LETTERS: Two autograph letters signed to D.D. Paige.
Mary Lavin
Two letters to D.D. Paige
Autograph letter signed, “Mary Lavin” to Paige, June 27, 1968.
8vo.; single leaf of Abbey Farm stationery, both sides; creased.
Together with
Autograph letter signed, “Mary Lavin” to Paige, December 28, 1968.
4to.; two leaves of Abbey Farm stationery, three pages covered; creased.
Two warm and affectionate letters from noted Irish short story writer and novelist Mary Lavin to editor D.D. Paige, following his decision to leave Macmillan, Lavin’s publisher at the time. Among other topics, Lavin discusses a tragic accident that befell her daughter’s fiancé; her impending second marriage to Michael Donald Scott in 1969; the upcoming publication of In the Middle of the Fields (New York: Macmillan, 1969); and a recent story in the New Yorker, where here work appeared regularly.

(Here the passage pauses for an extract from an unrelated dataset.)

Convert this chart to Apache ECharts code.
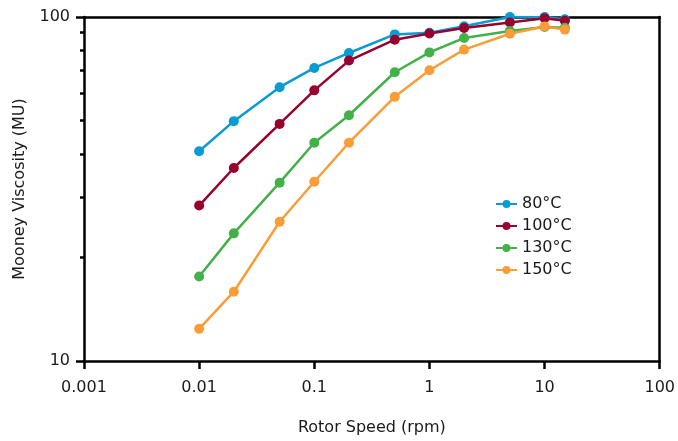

The author of 19 short story collections and three novels, Lavin was a notable feminist voice amidst the male-dominated terrain of Irish writing. Her many literary honors include the James Tait Black Memorial Prize, for her first collection of short stories, Tales from Bective Bridge (Boston: Little Brown, 1942); two Guggenheim Fellowships (1959, 1961); the Katherine Mansfield Prize (1961); and the presidency of the Irish Academy of Letters (1971-73). Upon Lavin’s death, Eileen Battersby, the chief book critic at the Irish Times, called her “one of modern Irish fiction’s most subversive voices,” and said, “Her art explored often brutal tensions, disappointments and frustrations dictating the relationships within so-called ‘normal’ families.”